Tonight I’ll climb up into the booth at the world-famous Ground Kontrol classic arcade for my monthly Black Sunday gig. All metal. All vinyl. From extreme black to bands that just wanna rock and roll all nite, I’ve got you covered. Also, no cover. It’s a holiday tomorrow so come have a drink(s) and play some Ms. Pac-Man. 8 p.m. – 2 minute to midnight.
What else would I be listening to on this unholiest of days? (I bought this original German Vertigo pressing a decade ago for 10 bucks, for you nerds). Released in the UK on February 13, 1970–Friday the 13th, of course–Black Sabbath’s debut invented an entire genre–guess which one? Fifty years ago. There were a lot of hard rock bands at the time (Sir Lord Baltimore, Coven, Blue Cheer), but no one conjured the bleakness or evil that these four blokes from Birmingham had. Or the riffs. Or that voice. Tony Iommi rightfully gets credit for creating some of the most menacing riffs ever put on tape, but Ozzy Osbourne’s vocals were from another dimension. Add to that a rhythm section of bassist Geezer Butler and drummer Bill Ward, and you have a band that would release six straight untouchable records that can still crush anything that has come since. Heavy metal as we know it started right here. Let us pray. And let us listen to my favorite cut from this slab o’ doom.

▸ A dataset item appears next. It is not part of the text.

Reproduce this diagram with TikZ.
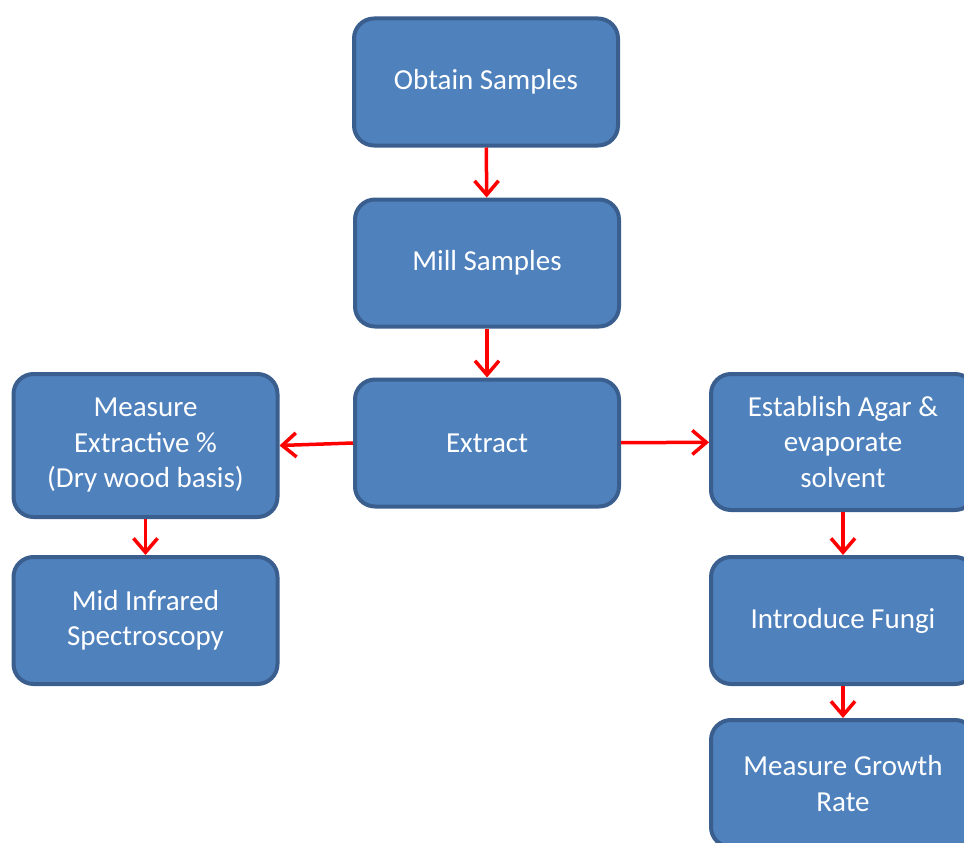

I was in the mood for something extra gnarly, and Vastum always delivers the gnarlies with some extra gnar. But even more to the point–this Bay Area four-piece has been the best death metal band going for years. The riffs are righteous, the tempos ooze, and the subject matter is the stuff typically discussed from a therapist’s couch. Patricidal Lust is Vastum’s second album, and it’s one of their best…but who am I kidding, they haven’t put out a bad record (2015’s Hole Below is also a classick). Vastum is coming to Portland March 21, and I shall not miss it.
This gem has been in steady rotation for a long time around these parts. I got to thinking about it again since Los Dug Dug’s(well, guitarist/vocalist Armando Nava and a new crew) played a show in San Francisco last night–lots of friends went, and I’m extremely jealous.
The Durango, Mexico band’s 1971 debut is heavily influenced by a little group called The Beatles…but with more flutes. Opener “Lost In My World” remains a psychedelic classick, and sounds–much like the rest of the band’s output–as otherworldly today as it did five decades ago. Their records got more unhinged as they went (album number two, Smog, contains more overdriven guitars and extended drum solos), but this record is a wonderful bit of psychedelic pop.
I’ve decided to do a once- or twice-weekly feature where I write about some of the records I listen to throughout the week at TDoL HQ–the upstairs hideaway where I retreat (and occasionally sip whiskey and smoke banana peels) after everyone goes to bed. I’m calling it, you guessed it, Getting The Spins. I figured this would be a nice, easy way to write about music without feeling the need to overanalyze or get too verbose (don’t worry, there will be plenty of that sort of nonsense in other features). I figured I’d start with this record, which I picked up a few weeks ago, and has been getting steady play ever since.
Lately I’ve been buying more jazz records than anything else. So when this one was recommended by a fellow music writer on one of those nerdy (and sometimes insufferable) FB groups where people post what they’re currently listening to, I went immediately to the record shop up the road from me and bought it (I was shocked to have found it so quickly, but Crossroads in Portland is an absolute goldmine). Anyway, Ornette Coleman’s Of Human Feelings absolutely smokes. It’s completely out-there avant-funk that lives up to Coleman’s free jazz past, and pushes his playing and compositional skill even further. And with bassist Jamaaladeen Tacuma in the mix–who absolutely steals the show–you’ve got yourself one hell of a skull-splitter.